Видимо, этим поместьем он владел достаточно долго и хорошо его обустроил. Им была построена в селе церковь. Хотя о ней не дошло до нас никаких документальных сведений, но можно с полной уверенностью сказать, что она была деревянной и освящена во имя Живоначальной Троицы. При позднейших перестройках и возобновлениях имя храма оставалось неизменным.
При боярине Федоре Андреевиче село, как это было принято, называлось по имени владельца — Федоровским.
В начале XV века в правление великого князя московского Василия I — сына Дмитрия Донского боярин Свибло попал в опалу, и его владения, в том числе село Федоровское, были взяты в великокняжескую казну.
Однако память о Федоре Андреевиче Свибло как владельце поместья оставалась так крепка, что к стандартному, невыразительному названию, поскольку Федоровских было немало, народная молва прибавила индивидуальное, неформальное прозвище владельца.
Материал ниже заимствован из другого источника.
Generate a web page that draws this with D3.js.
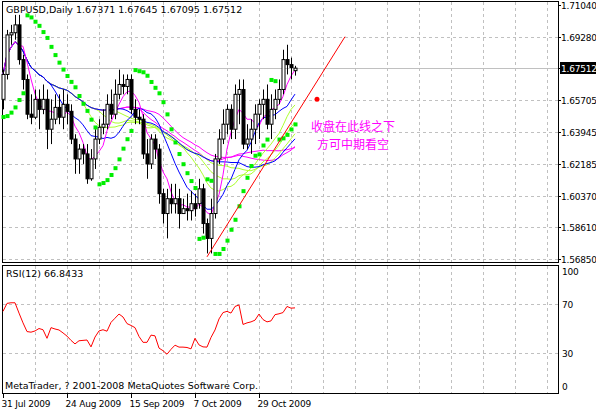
<!DOCTYPE html>
<html lang="zh">
<head>
<meta charset="UTF-8">
<title>GBPUSD,Daily</title>
<script src="https://d3js.org/d3.v7.min.js"></script>
<style>
  body { margin: 0; background: #fff; }
  text { font-family: "DejaVu Sans", sans-serif; font-size: 9.5px; }
  .ax { font-size: 9px; letter-spacing: -0.2px; }
</style>
</head>
<body>
<script>
    // Daily bars, 31 Jul 2009 .. 4 Nov 2009
    var opens = [1.6577,1.6716,1.6937,1.6949,1.6993,1.6799,1.6688,1.6494,1.6477,1.6577,1.6521,1.6577,1.6410,1.6466,1.6532,1.6477,1.6549,1.6510,1.6355,1.6244,1.6299,1.6272,1.6133,1.6244,1.6355,1.6421,1.6438,1.6549,1.6494,1.6605,1.6660,1.6649,1.6688,1.6521,1.6477,1.6466,1.6272,1.6216,1.6355,1.6299,1.6050,1.5939,1.6022,1.5994,1.6022,1.5939,1.5966,1.5955,1.5994,1.5994,1.6077,1.5883,1.5800,1.5939,1.6244,1.6355,1.6438,1.6521,1.6410,1.6605,1.6632,1.6327,1.6355,1.6410,1.6494,1.6549,1.6577,1.6438,1.6521,1.6577,1.6632,1.6799,1.6771,1.67371];
    var highs = [1.6743,1.6965,1.6993,1.7049,1.7049,1.6827,1.6716,1.6605,1.6632,1.6632,1.6660,1.6632,1.6577,1.6605,1.6605,1.6632,1.6605,1.6549,1.6382,1.6327,1.6327,1.6327,1.6299,1.6410,1.6466,1.6521,1.6605,1.6632,1.6688,1.6743,1.6716,1.6716,1.6716,1.6577,1.6521,1.6494,1.6355,1.6382,1.6382,1.6327,1.6077,1.6077,1.6105,1.6105,1.6077,1.6022,1.6050,1.6066,1.6050,1.6133,1.6105,1.5911,1.6022,1.6272,1.6410,1.6521,1.6549,1.6549,1.6660,1.6688,1.6688,1.6438,1.6466,1.6549,1.6577,1.6632,1.6660,1.6605,1.6632,1.6688,1.6854,1.6882,1.6810,1.67645];
    var lows = [1.6521,1.6688,1.6882,1.6910,1.6771,1.6632,1.6466,1.6438,1.6466,1.6410,1.6494,1.6299,1.6327,1.6438,1.6438,1.6410,1.6438,1.6327,1.6161,1.6161,1.6216,1.6105,1.6122,1.6188,1.6327,1.6382,1.6410,1.6466,1.6466,1.6577,1.6605,1.6605,1.6494,1.6438,1.6438,1.6244,1.6133,1.6188,1.6244,1.5994,1.5883,1.5800,1.5939,1.5939,1.5855,1.5939,1.5900,1.5900,1.5922,1.5966,1.5827,1.5716,1.5716,1.5911,1.6216,1.6327,1.6382,1.6355,1.6355,1.6438,1.6299,1.6299,1.6272,1.6327,1.6355,1.6466,1.6410,1.6355,1.6466,1.6549,1.6605,1.6716,1.6688,1.67095];
    var closes = [1.6716,1.6937,1.6949,1.6993,1.6799,1.6688,1.6494,1.6477,1.6577,1.6521,1.6577,1.6410,1.6466,1.6532,1.6477,1.6549,1.6510,1.6355,1.6244,1.6299,1.6272,1.6133,1.6244,1.6355,1.6421,1.6438,1.6549,1.6494,1.6605,1.6660,1.6649,1.6688,1.6521,1.6477,1.6466,1.6272,1.6216,1.6355,1.6299,1.6050,1.5939,1.6022,1.5994,1.6022,1.5939,1.5966,1.5955,1.5994,1.5966,1.6077,1.5883,1.5800,1.5939,1.6244,1.6355,1.6438,1.6521,1.6410,1.6605,1.6632,1.6327,1.6355,1.6410,1.6494,1.6549,1.6577,1.6438,1.6521,1.6577,1.6632,1.6799,1.6771,1.6755,1.67512];
    // RSI(12)
    var rsi = [64,70.5,71,71,62.6,54.6,47.5,47,48,50,49,42,50.7,49.6,48.8,46.4,43.8,40.3,37.4,40,40.3,40.6,35,43,48,49,47.8,55,58.4,61.8,59.4,54,52.5,50.7,43.5,38.7,38.7,44.6,44,34,31.9,29,33,36.4,34.8,34.8,34.5,33.4,42,36.6,35,34.8,42.7,48.8,57.8,63,64,62.6,68,69.2,53.3,54.6,55.4,56.8,61.8,57.3,55.4,56.2,61.3,62,63,68,66.6,66.8433];
    var priceTicks = [1.71040,1.69280,1.67512,1.65705,1.63945,1.62185,1.60370,1.58610,1.56850];
    var rsiTicks = [100,70,30,0];
    var dateLabels = [{bar:0,t:"31 Jul 2009"},{bar:16,t:"24 Aug 2009"},{bar:32,t:"15 Sep 2009"},{bar:48,t:"7 Oct 2009"},{bar:64,t:"29 Oct 2009"}];
    // trend line (bar, price) and marker
    var trendLine = [{bar:51,p:1.5697},{bar:85.5,p:1.6927}];
    var marker = {bar:78.5,p:1.6577};
    var note = ["收盘在此线之下","方可中期看空"];
    // moving averages: period, colour
    var maDefs = [[5,"#ff00ff"],[12,"#0000ff"],[30,"#0000ff"],[20,"#adff2f"],[24,"#adff2f"],[28,"#adff2f"],[34,"#ff00ff"],[40,"#ff00ff"]];

    var W = 596, H = 410, L = 2, R = 558;
    var svg = d3.select("body").append("svg").attr("width", W).attr("height", H);

    var x = d3.scaleLinear().domain([0, 1]).range([3, 7]);
    var y = d3.scaleLinear().domain([1.56850, 1.71040]).range([259, 5]);
    var yr = d3.scaleLinear().domain([30, 70]).range([353, 304]);

    // panels
    svg.append("rect").attr("x", L + 0.5).attr("y", 1.5).attr("width", R - L).attr("height", 261).attr("fill", "none").attr("stroke", "#000");
    svg.append("rect").attr("x", L + 0.5).attr("y", 265.5).attr("width", R - L).attr("height", 128).attr("fill", "none").attr("stroke", "#000");

    // grids
    var gridBars = d3.range(8, 140, 8).filter(function (b) { return x(b) < R; });
    var grid = svg.append("g").attr("stroke", "#c0c0c0").attr("stroke-dasharray", "3,3");
    gridBars.forEach(function (b) {
        grid.append("line").attr("x1", Math.round(x(b)) + 0.5).attr("x2", Math.round(x(b)) + 0.5).attr("y1", 2).attr("y2", 262);
        grid.append("line").attr("x1", Math.round(x(b)) + 0.5).attr("x2", Math.round(x(b)) + 0.5).attr("y1", 266).attr("y2", 393);
    });
    priceTicks.forEach(function (p, i) {
        if (i === 0 || i === 2) return;
        grid.append("line").attr("x1", 3).attr("x2", R).attr("y1", Math.round(y(p)) + 0.5).attr("y2", Math.round(y(p)) + 0.5);
    });
    [70, 30].forEach(function (v) {
        grid.append("line").attr("x1", 3).attr("x2", R).attr("y1", Math.round(yr(v)) + 0.5).attr("y2", Math.round(yr(v)) + 0.5);
    });
    // current price line
    svg.append("line").attr("x1", 3).attr("x2", R).attr("y1", Math.round(y(closes[closes.length - 1])) + 0.5)
        .attr("y2", Math.round(y(closes[closes.length - 1])) + 0.5).attr("stroke", "#c0c0c0");

    // price axis
    var pa = svg.append("g");
    priceTicks.forEach(function (p, i) {
        var yy = Math.round(y(p)) + 0.5;
        pa.append("line").attr("x1", R).attr("x2", R + 3).attr("y1", yy).attr("y2", yy).attr("stroke", "#000");
        if (i === 2) {
            pa.append("rect").attr("x", R + 2).attr("y", yy - 6.5).attr("width", 36).attr("height", 12).attr("fill", "#000");
            pa.append("text").attr("class", "ax").attr("x", R + 3).attr("y", yy + 3.5).attr("fill", "#fff").text(p.toFixed(5));
        } else {
            pa.append("text").attr("class", "ax").attr("x", R + 3).attr("y", yy + 3.5).text(p.toFixed(5));
        }
    });
    rsiTicks.forEach(function (v) {
        var yy = Math.max(271, Math.min(386, yr(v)));
        pa.append("text").attr("class", "ax").attr("x", R + 4).attr("y", yy + 3.5).text(v);
    });
    dateLabels.forEach(function (d) {
        var xx = Math.round(x(d.bar)) + 0.5;
        pa.append("line").attr("x1", xx).attr("x2", xx).attr("y1", 394).attr("y2", 398).attr("stroke", "#000");
        pa.append("text").attr("class", "ax").attr("x", xx - 2).attr("y", 407).text(d.t);
    });

    var main = svg.append("g");

    // moving averages
    function sma(n) {
        return closes.map(function (c, i) {
            return d3.mean(closes.slice(Math.max(0, i - n + 1), i + 1));
        });
    }
    var line = d3.line().x(function (d, i) { return x(i); }).y(function (d) { return y(d); });
    maDefs.slice().reverse().forEach(function (m) {
        main.append("path").attr("d", line(sma(m[0]))).attr("fill", "none").attr("stroke", m[1]).attr("stroke-width", 1);
    });

    // candles
    closes.forEach(function (c, i) {
        var xx = Math.round(x(i)) + 0.5, o = opens[i];
        main.append("line").attr("x1", xx).attr("x2", xx).attr("y1", y(highs[i])).attr("y2", y(lows[i])).attr("stroke", "#000");
        var top = y(Math.max(o, c)), bot = y(Math.min(o, c));
        main.append("rect").attr("x", xx - 1.5).attr("y", top).attr("width", 3).attr("height", Math.max(1, bot - top))
            .attr("fill", c >= o ? "#fff" : "#000").attr("stroke", "#000").attr("stroke-width", 1);
    });

    // parabolic SAR (0.02, 0.2)
    var sar = [], up = true, af = 0.02, ep = highs[0], s = lows[0] - 0.004;
    closes.forEach(function (c, i) {
        if (i > 0) {
            s = s + af * (ep - s);
            if (up) {
                s = Math.min(s, lows[i - 1], i > 1 ? lows[i - 2] : lows[i - 1]);
                if (lows[i] < s) { up = false; s = ep; ep = lows[i]; af = 0.02; }
                else if (highs[i] > ep) { ep = highs[i]; af = Math.min(0.2, af + 0.02); }
            } else {
                s = Math.max(s, highs[i - 1], i > 1 ? highs[i - 2] : highs[i - 1]);
                if (highs[i] > s) { up = true; s = ep; ep = highs[i]; af = 0.02; }
                else if (lows[i] < ep) { ep = lows[i]; af = Math.min(0.2, af + 0.02); }
            }
        }
        sar.push(s);
    });
    main.selectAll(".sar").data(sar).enter().append("rect")
        .attr("x", function (d, i) { return Math.round(x(i)) - 1.5; })
        .attr("y", function (d) { return y(d) - 1.5; })
        .attr("width", 4).attr("height", 4).attr("fill", "#00ee00");

    // trend line and marker
    main.append("line").attr("x1", x(trendLine[0].bar)).attr("y1", y(trendLine[0].p))
        .attr("x2", x(trendLine[1].bar)).attr("y2", y(trendLine[1].p)).attr("stroke", "#ff0000");
    main.append("circle").attr("cx", x(marker.bar)).attr("cy", y(marker.p)).attr("r", 2.5).attr("fill", "#ff0000");
    note.forEach(function (t, i) {
        main.append("text").attr("x", 353).attr("y", 131 + i * 18).attr("text-anchor", "middle")
            .style("font-family", "'Noto Sans CJK SC'").style("font-size", "12px").attr("fill", "#ff00ff").text(t);
    });

    // RSI
    svg.append("path").attr("d", d3.line().x(function (d, i) { return x(i); }).y(function (d) { return yr(d); })(rsi))
        .attr("fill", "none").attr("stroke", "#ff0000");

    // labels
    svg.append("text").attr("x", 6).attr("y", 13).text("GBPUSD,Daily  1.67371 1.67645 1.67095 1.67512");
    svg.append("text").attr("x", 6).attr("y", 277).text("RSI(12) 66.8433");
    svg.append("text").attr("x", 5).attr("y", 389).text("MetaTrader, ? 2001-2008 MetaQuotes Software Corp.");
</script>
</body>
</html>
Поэтому великий князь Василий I в своей духовной грамоте-завещании 1423 года написал: «А из сел Мосъковъских даю своей княгине:… сельце Федоровское Свиблово на Яоузе, и с мелницею…»
Эта запись впервые зафиксировала то название села, под которым оно вошло в историю, и, кроме того, она говорит о том, что село Свиблово уже тогда было достаточно велико и богато.
Свиблово долго находилось в числе царских вотчин и лишь в 1620-х годах было пожаловано царем Михаилом Федоровичем стольнику Льву Афанасьевичу Плещееву в награду «за московское осадное сиденье в королевичев приход», то есть за участие в боях против польско-литовских войск в Москве.
Наследовавший Свиблово после смерти Льва Афанасьевича Плещеева его сын Андрей оказался рачительным хозяином. Хозяйственные документы 1620-х — 1630-х годов отметили, что он увеличил пахотную землю, расчистив запущенные поля и дополнительно распахал целину. В описях села значится, что кроме крестьян, обрабатывающих землю, в нем живут также деловые люди, то есть занимающиеся каким-то ремеслом. При А. Л. Плещееве была построена вместо обветшавшей старой новая церковь, как и прежняя, деревянная. Сам Андрей Львович в Свиблове жил не так уж много, поскольку служил воеводой в разных окраинных юго-восточных городах, но, видимо, любил свою вотчину, судя по его заботам о ней.